I’m looking at buying either the OKJ highland or the horizon 16” offset.
Do you think I should bite the bullet and just go with the horizon or stick with the cheaper highland? Is the highland a decent smoker?

thanks!


----------



## kruizer (Mar 12, 2020)

The OKJ is a reasonably good smoker but, as with and stick burner, it requires some baby sitting.
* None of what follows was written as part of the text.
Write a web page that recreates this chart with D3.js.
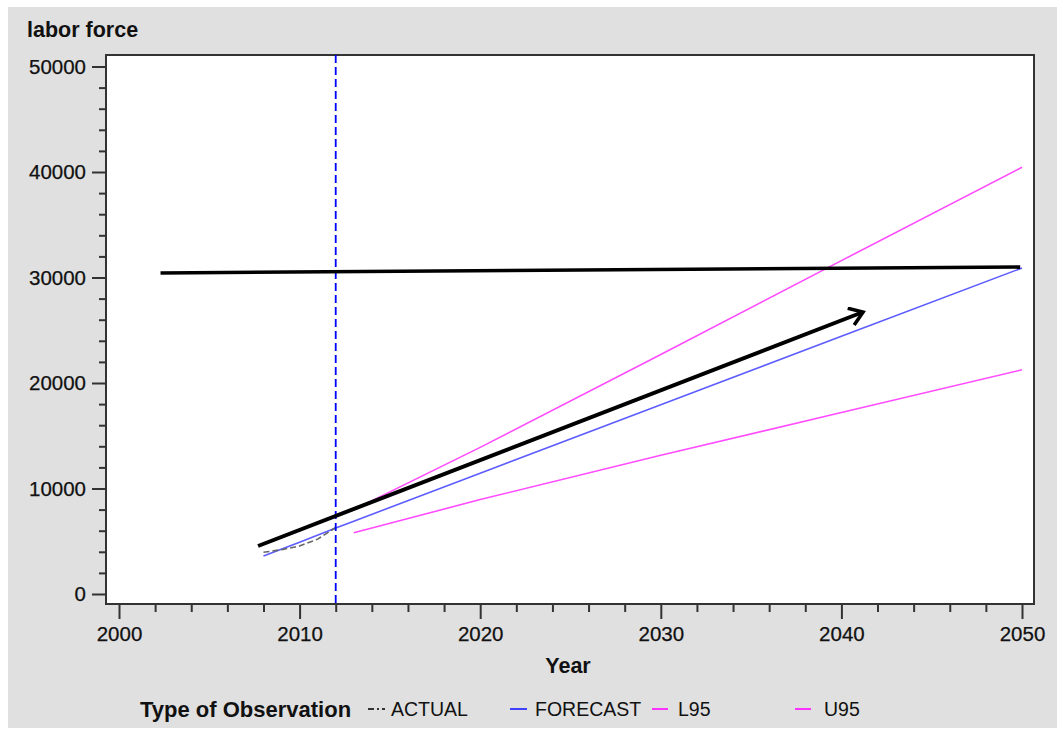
<!DOCTYPE html>
<html>
<head>
<meta charset="utf-8">
<script src="https://cdn.jsdelivr.net/npm/d3@7"></script>
<style>
  body { margin: 0; background: #ffffff; }
  svg { display: block; font-family: "Liberation Sans", Arial, sans-serif; }
</style>
</head>
<body>
<div id="chart"></div>
<script>
// Données
const actualYears = [2008, 2009, 2010, 2011, 2012]
const actualValues = [3950, 4200, 4550, 5200, 6300]

const forecastYears = [2008, 2010, 2012, 2013, 2020, 2030, 2040, 2050]
const forecastValues = [3600, 4900, 6250, 6900, 11450, 17930, 24420, 30900]

const bandYears = [2013, 2020, 2030, 2040, 2050]
const l95Values = [5800, 8950, 13150, 17200, 21250]
const u95Values = [8000, 13900, 22700, 31600, 40450]

// annotations dessinées à la main (ligne horizontale + flèche)
const levelYears = [2002.3, 2049.9]
const levelValues = [30430, 30995]
const arrowYears = [2007.7, 2041.2]
const arrowValues = [4550, 26730]

const forecastStart = 2012

const xMajor = [2000, 2010, 2020, 2030, 2040, 2050]
const yMajor = [0, 10000, 20000, 30000, 40000, 50000]

const legendLabels = ['ACTUAL', 'FORECAST', 'L95', 'U95']

// Constantes
const W = 1057, H = 734
const frame = { left: 106, top: 55, right: 1034, bottom: 604 }

const svg = d3.select('#chart')
    .append('svg')
    .attr('width', W)
    .attr('height', H)

svg.append('rect')
    .attr('x', 8).attr('y', 7)
    .attr('width', W - 8).attr('height', 721)
    .attr('fill', '#e0e0e0')

svg.append('rect')
    .attr('x', frame.left).attr('y', frame.top)
    .attr('width', frame.right - frame.left)
    .attr('height', frame.bottom - frame.top)
    .attr('fill', '#ffffff')

// Echelles
const x = d3.scaleLinear().domain([2000, 2050]).range([119, 1022])
const y = d3.scaleLinear().domain([0, 50000]).range([594, 66.5])

const xMinor = d3.range(2000, 2051, 2).filter(v => v % 10 != 0)
const yMinor = d3.range(0, 50001, 2000).filter(v => v % 10000 != 0)

// Axe X
const xAxisG = svg.append('g').attr('transform', 'translate(0,' + frame.bottom + ')')
xAxisG.call(d3.axisBottom(x).tickValues(xMajor).tickSize(15).tickPadding(7).tickFormat(d3.format('d')))
xAxisG.append('g').call(d3.axisBottom(x).tickValues(xMinor).tickSize(8).tickFormat(''))

// Axe Y
const yAxisG = svg.append('g').attr('transform', 'translate(' + frame.left + ',0)')
yAxisG.call(d3.axisLeft(y).tickValues(yMajor).tickSize(14).tickPadding(6).tickFormat(d3.format('d')))
yAxisG.append('g').call(d3.axisLeft(y).tickValues(yMinor).tickSize(7).tickFormat(''))

svg.selectAll('.domain').remove()
svg.selectAll('.tick line').attr('stroke', '#333').attr('stroke-width', 2)
svg.selectAll('.tick text')
    .attr('fill', '#111')
    .attr('stroke', '#111').attr('stroke-width', 0.25)
    .style('font-size', '20.5px')
    .style('font-family', '"Liberation Sans", Arial, sans-serif')

// Cadre
svg.append('rect')
    .attr('x', frame.left).attr('y', frame.top)
    .attr('width', frame.right - frame.left)
    .attr('height', frame.bottom - frame.top)
    .attr('fill', 'none')
    .attr('stroke', '#333')
    .attr('stroke-width', 2)

// Titres
svg.append('text')
    .attr('x', 27).attr('y', 37)
    .style('font-size', '21.5px').style('font-weight', 'bold')
    .attr('fill', '#111')
    .text('labor force')

svg.append('text')
    .attr('x', 568).attr('y', 673)
    .attr('text-anchor', 'middle')
    .style('font-size', '21.5px').style('font-weight', 'bold')
    .attr('fill', '#111')
    .text('Year')

// Séries
const plot = svg.append('g')

const line = d3.line()
    .x(d => x(d[0]))
    .y(d => y(d[1]))

plot.append('path')
    .datum(bandYears.map((yr, i) => [yr, l95Values[i]]))
    .attr('d', line)
    .attr('fill', 'none').attr('stroke', '#ff4cff').attr('stroke-width', 1.6)

plot.append('path')
    .datum(bandYears.map((yr, i) => [yr, u95Values[i]]))
    .attr('d', line)
    .attr('fill', 'none').attr('stroke', '#ff4cff').attr('stroke-width', 1.6)

plot.append('path')
    .datum(forecastYears.map((yr, i) => [yr, forecastValues[i]]))
    .attr('d', line)
    .attr('fill', 'none').attr('stroke', '#5c5cff').attr('stroke-width', 1.6)

plot.append('path')
    .datum(actualYears.map((yr, i) => [yr, actualValues[i]]))
    .attr('d', line)
    .attr('fill', 'none').attr('stroke', '#666').attr('stroke-width', 1.6)
    .attr('stroke-dasharray', '6,3')

// ligne verticale début de prévision
plot.append('line')
    .attr('x1', x(forecastStart)).attr('x2', x(forecastStart))
    .attr('y1', frame.top).attr('y2', frame.bottom)
    .attr('stroke', '#0000ff').attr('stroke-width', 1.8)
    .attr('stroke-dasharray', '8,4')

// annotations
plot.append('path')
    .datum(levelYears.map((yr, i) => [yr, levelValues[i]]))
    .attr('d', line)
    .attr('fill', 'none').attr('stroke', '#000').attr('stroke-width', 3.5)

svg.append('defs').append('marker')
    .attr('id', 'head')
    .attr('markerUnits', 'userSpaceOnUse')
    .attr('viewBox', '-16 -10 20 20')
    .attr('refX', 0).attr('refY', 0)
    .attr('markerWidth', 20).attr('markerHeight', 20)
    .attr('orient', 'auto')
    .append('path')
    .attr('d', 'M-13,-9 L0,0 L-13,9')
    .attr('fill', 'none').attr('stroke', '#000').attr('stroke-width', 3.5)
    .attr('stroke-linejoin', 'miter')

plot.append('path')
    .datum(arrowYears.map((yr, i) => [yr, arrowValues[i]]))
    .attr('d', line)
    .attr('fill', 'none').attr('stroke', '#000').attr('stroke-width', 4)
    .attr('marker-end', 'url(#head)')

// Légende
const legend = svg.append('g').attr('transform', 'translate(0,709)')

legend.append('text')
    .attr('x', 140).attr('y', 7.5)
    .style('font-size', '22px').style('font-weight', 'bold')
    .attr('fill', '#111')
    .text('Type of Observation')

const legendItems = [
    { x0: 368, x1: 385, tx: 391, color: '#333', dash: '6,3,2,3' },
    { x0: 510, x1: 527, tx: 535, color: '#4040ff', dash: null },
    { x0: 652, x1: 668, tx: 678, color: '#ff33ff', dash: null },
    { x0: 795, x1: 811, tx: 824, color: '#ff33ff', dash: null }
]

legendItems.forEach((it, i) => {
    legend.append('line')
        .attr('x1', it.x0).attr('x2', it.x1)
        .attr('y1', 0).attr('y2', 0)
        .attr('stroke', it.color).attr('stroke-width', 2)
        .attr('stroke-dasharray', it.dash)
    legend.append('text')
        .attr('x', it.tx).attr('y', 7)
        .style('font-size', '19.5px')
        .attr('fill', '#111')
        .text(legendLabels[i])
})
</script>
</body>
</html>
Mine produces some very good smoked meats.


----------



## Wasi (Mar 12, 2020)

I currently have the OKJ Highland Offset smoker and I really like it.  I did several mods to it but it works great.  You are going to need to seal up the smoker with gaskets and high temp sealer as i out of box it leaks smoke and it is much easer to do it when assembling it.  The rest of tee mods we options that I wanted.  I think you will like it.


----------



## Davefortier (Mar 12, 2020)

Wasi said:


> I currently have the OKJ Highland Offset smoker and I really like it.  I did several mods to it but it works great.  You are going to need to seal up the smoker with gaskets and high temp sealer as i out of box it leaks smoke and it is much easer to do it when assembling it.  The rest of tee mods we options that I wanted.  I think you will like it.
> View attachment 435652


Looks like a great unit. Did you have any issues with it rusting? I’m from Canada so not sure how it would last with our winters here.


----------



## Wasi (Mar 13, 2020)

Davefortier said:


> Looks like a great unit. Did you have any issues with it rusting? I’m from Canada so not sure how it would last with our winters here.
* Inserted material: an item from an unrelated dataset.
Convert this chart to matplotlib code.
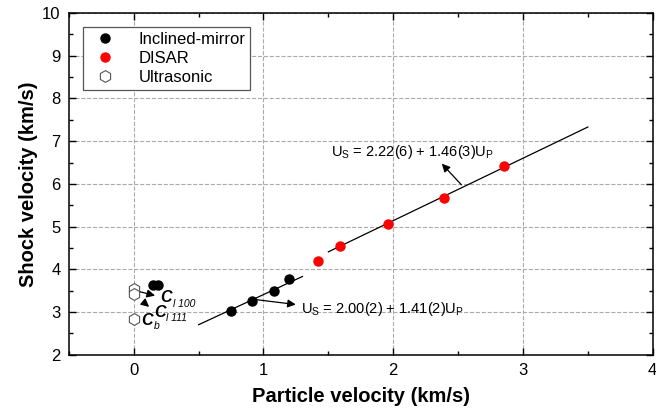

The firebox started to rust after a few uses but that is just because of how it is made and everyone seems to have that issue.  I have high temp paint just have not gotten around to repainting it.  The rest seems to be holding up fine.  I live in Chicago and we have some bad winters as well.  I do have a cover for it and it sits under a roof so it is not totally exposed to the elements.


----------



## JWFokker (Mar 13, 2020)

You will notice a difference jumping up to a Horizon. OKJ is fine, but Horizon is a grade higher. You may find that you wish you bought a larger Horizon.


----------



## Davefortier (Mar 13, 2020)

JWFokker said:


> You will notice a difference jumping up to a Horizon. OKJ is fine, but Horizon is a grade higher. You may find that you wish you bought a larger Horizon.


Yeah I wish I could get the 20” but bass pro in Canada only stocks the 16”. Sucks.


----------



## phatbac (Mar 13, 2020)

If you have the cash, horizon i think will ship to Canada.  go with a 20" and pay the money and feel the pain once or save the money and feel the pain every time you use the smoker. OKJ can produce great food but with a smoker like a horizon you don't have to make a lot of modifications and once you get into the higher quality equipment you do not want to go with anything else. I wish you well getting a new smoker!

Happy Smoking,
phatbac (Aaron)


----------



## Davefortier (Mar 14, 2020)

phatbac said:


> If you have the cash, horizon i think will ship to Canada.  go with a 20" and pay the money and feel the pain once or save the money and feel the pain every time you use the smoker. OKJ can produce great food but with a smoker like a horizon you don't have to make a lot of modifications and once you get into the higher quality equipment you do not want to go with anything else. I wish you well getting a new smoker!
> 
> Happy Smoking,
> phatbac (Aaron)


Yeah unfortunately they told me they wouldn’t ship to Canada. I’d have to ship to the border and go pick it up. Upgrading to the 20” would be over $1000 all considering so not sure if it’s worth it vs. The 16”. I think I could do 2 briskets on the 16”, probably 3-4 on the 20” but rarely would I do more than 2 and I have an electric masterbuilt as well. Not sure if the $1000+ upgrade would be worth it? Do you think the 16” horizon won’t hold heat?  
I was also considering just building my own 20”.


----------



## JWFokker (Mar 14, 2020)

At that price difference I can see why you're looking at the 16". It'll cook just as well as the 20", I just find 16" to be the absolute minimum because I cook a lot of ribs and a couple of extra inches makes all the difference depending on how you orient them in the cooker.


----------



## JWFokker (Mar 14, 2020)

Having additional cookers is always a good solution.


----------



## 1MoreFord (Mar 26, 2020)

You might find a Yoder you like.  They have dealers in Canada.  Yoders are probably equal to or better than Horizons and either is better than a new OKJ.


----------



## Davefortier (Mar 26, 2020)

1MoreFord said:


> You might find a Yoder you like.  They have dealers in Canada.  Yoders are probably equal to or better than Horizons and either is better than a new OKJ.


Thanks. I’ve looked at a yoder but they sell pellet grills into Canada mainly. I got a quote to get a offset from one of their sellers and it was about 3k. So the 16” horizon is $1,300.. for me to get a 20” horizon would be  $2,300 and the yoder is $3,000.


----------



## Heart of Dixie (Mar 27, 2020)

The Horizon is 1/4" and will last forever as long as you keep the firebox clean.


----------



## ozzz (Apr 6, 2020)

Davefortier said:


> Yeah I wish I could get the 20” but bass pro in Canada only stocks the 16”. Sucks.
> [/QUOT
> Hi Davefortier bass pro in Canada  will order the Horizon 20 inch or any Horizon on there website  for you free delivery to the store. I got the Horizon 24 inch Marshal from bass pro Vaughan Ontario. It is a beast and I love it.


----------